Check each line of the records below for the word "this" and copy those where it appears.

— begin Data section —

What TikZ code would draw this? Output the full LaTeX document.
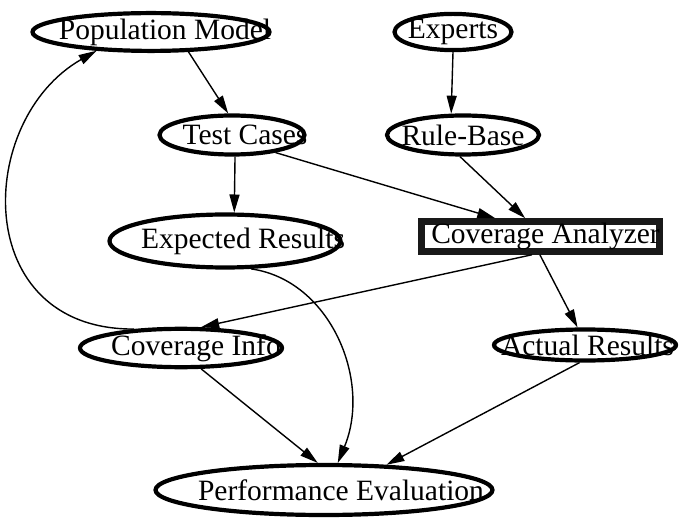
\documentclass[tikz,border=0pt]{standalone}
\usepackage{fontspec}
\setmainfont{Liberation Serif}
\usetikzlibrary{shapes.geometric,arrows.meta}
\newcommand{\lbl}[2]{\makebox[0pt]{\hspace*{#1}\hspace*{#1}#2}}
\tikzset{
  el/.style={ellipse, draw=black, line width=4.2pt, inner sep=0pt, fill=white,
    font=\fontsize{29.5pt}{31pt}\selectfont},
  boxnode/.style={rectangle, draw=black!90, line width=6.5pt, inner sep=0pt, fill=white,
    font=\fontsize{29.5pt}{31pt}\selectfont},
  edge/.style={line width=1.4pt, -{Triangle[length=18pt,width=10pt]}}
}
\begin{document}
\begin{tikzpicture}[x=1pt,y=-1pt]
\useasboundingbox[fill=white] (0,0) rectangle (679,518);
\node[el, minimum width=237pt, minimum height=35pt] (pm) at (151,32) {\lbl{14pt}{Population Model}};
\node[el, minimum width=117pt, minimum height=34pt] (ex) at (453,32) {\lbl{0pt}{Experts}};
\node[el, minimum width=145pt, minimum height=39pt] (tc) at (232,135) {\lbl{13pt}{Test Cases}};
\node[el, minimum width=152pt, minimum height=39pt] (rb) at (463,135) {\lbl{0pt}{Rule-Base}};
\node[el, minimum width=231pt, minimum height=53pt] (er) at (225,241) {\lbl{18pt}{Expected Results}};
\node[boxnode, minimum width=238pt, minimum height=30pt] (ca) at (540.5,236.5) {\lbl{5pt}{Coverage Analyzer}};
\node[el, minimum width=202pt, minimum height=32pt] (ci) at (181,348) {\lbl{15pt}{Coverage Info}};
\node[el, minimum width=182pt, minimum height=31pt] (ar) at (585,345) {\lbl{2.5pt}{Actual Results}};
\node[el, minimum width=337pt, minimum height=50pt] (pe) at (324,490) {\lbl{17pt}{Performance Evaluation}};

\draw[edge] (pm.-28) -- (tc.100);
\draw[edge] (ex.-90) -- (rb.119);
\draw[edge] (tc.-82) -- (er.72);
\draw[edge] (tc.-22) -- (ca.158);
\draw[edge] (rb.-98) -- (ca.130);
\draw[edge] (ca.-115) -- (ci.46);
\draw[edge] (ca.-92) -- (ar.113);
\draw[edge] (er.-47) .. controls (330,280) and (372,380) .. (pe.63);
\draw[edge] (ci.-46) -- (pe.103);
\draw[edge] (ar.-107) -- (pe.22);
\draw[edge] (ci.158) .. controls (-30,330) and (-25,120) .. (pm.199);
\end{tikzpicture}
\end{document}
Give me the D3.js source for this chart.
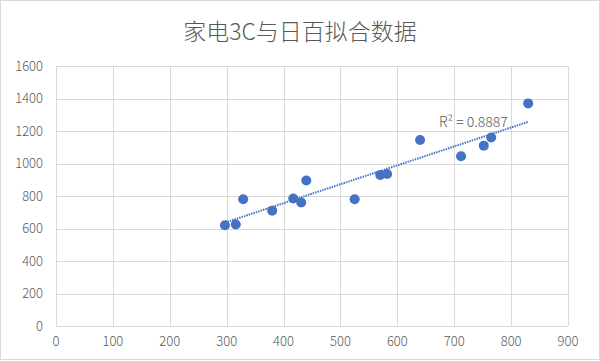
<!DOCTYPE html>
<html><head><meta charset="utf-8">
<script src="https://cdn.jsdelivr.net/npm/d3@7"></script>
<style>body{margin:0;background:#fff}svg{display:block}</style>
</head><body>
<script>
const title = "家电3C与日百拟合数据";
const xValues = [297, 316, 329, 380, 417, 431, 440, 525, 570, 582, 640, 712, 752, 765, 830];
const yValues = [620, 625, 780, 710, 785, 760, 895, 780, 930, 935, 1145, 1045, 1110, 1160, 1370];
const xTicks = [0,100,200,300,400,500,600,700,800,900];
const yTicks = [0,200,400,600,800,1000,1200,1400,1600];
const r2Label = "R² = 0.8887";

const W = 600, H = 361;
const svg = d3.select("body").append("svg").attr("width", W).attr("height", H);
svg.append("rect").attr("x",0.5).attr("y",0.5).attr("width",W-1).attr("height",H-2)
  .attr("fill","#fff").attr("stroke","#d9d9d9");

const x = d3.scaleLinear().domain([0,900]).range([56,568]);
const y = d3.scaleLinear().domain([0,1600]).range([326,66]);
const font = "'Noto Sans CJK SC', 'Noto Sans', sans-serif";

svg.append("text").attr("x",300).attr("y",40).attr("text-anchor","middle")
  .attr("font-family",font).attr("font-size",23).attr("font-weight",300).attr("fill","#595959").text(title);

// grid
svg.append("g").selectAll("line").data(yTicks).join("line")
  .attr("x1",x(0)).attr("x2",x(900)).attr("y1",d=>Math.round(y(d))+0.5).attr("y2",d=>Math.round(y(d))+0.5)
  .attr("stroke","#d9d9d9");
svg.append("g").selectAll("line").data(xTicks).join("line")
  .attr("y1",y(0)).attr("y2",y(1600)).attr("x1",d=>Math.round(x(d))+0.5).attr("x2",d=>Math.round(x(d))+0.5)
  .attr("stroke","#d9d9d9");

// tick labels
svg.append("g").selectAll("text").data(yTicks).join("text")
  .attr("x",43).attr("y",d=>y(d)+4.5).attr("text-anchor","end")
  .attr("font-family",font).attr("font-size",13).attr("font-weight",300).attr("fill","#595959").text(d=>d);
svg.append("g").selectAll("text").data(xTicks).join("text")
  .attr("x",d=>x(d)).attr("y",346).attr("text-anchor","middle")
  .attr("font-family",font).attr("font-size",13).attr("font-weight",300).attr("fill","#595959").text(d=>d);

// regression
const n = xValues.length;
const mx = d3.mean(xValues), my = d3.mean(yValues);
let sxy=0, sxx=0;
for (let i=0;i<n;i++){ sxy+=(xValues[i]-mx)*(yValues[i]-my); sxx+=(xValues[i]-mx)**2; }
const b = sxy/sxx, a = my - b*mx;
const [x0,x1] = d3.extent(xValues);

// points
svg.append("g").selectAll("circle").data(xValues).join("circle")
  .attr("cx",(d)=>x(d)).attr("cy",(d,i)=>y(yValues[i])).attr("r",5)
  .attr("fill","#4472C4");

svg.append("line").attr("x1",x(x0)).attr("y1",y(a+b*x0)).attr("x2",x(x1)).attr("y2",y(a+b*x1))
  .attr("stroke","#4472C4").attr("stroke-width",2).attr("stroke-dasharray","1.5,1");

svg.append("text").attr("x",439).attr("y",127)
  .attr("font-family",font).attr("font-size",14).attr("font-weight",300).attr("fill","#595959").text(r2Label);
</script>
</body></html>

— end Data section —

▸ **Task response**:
What TikZ code would draw this? Output the full LaTeX document.
Give me the D3.js source for this chart.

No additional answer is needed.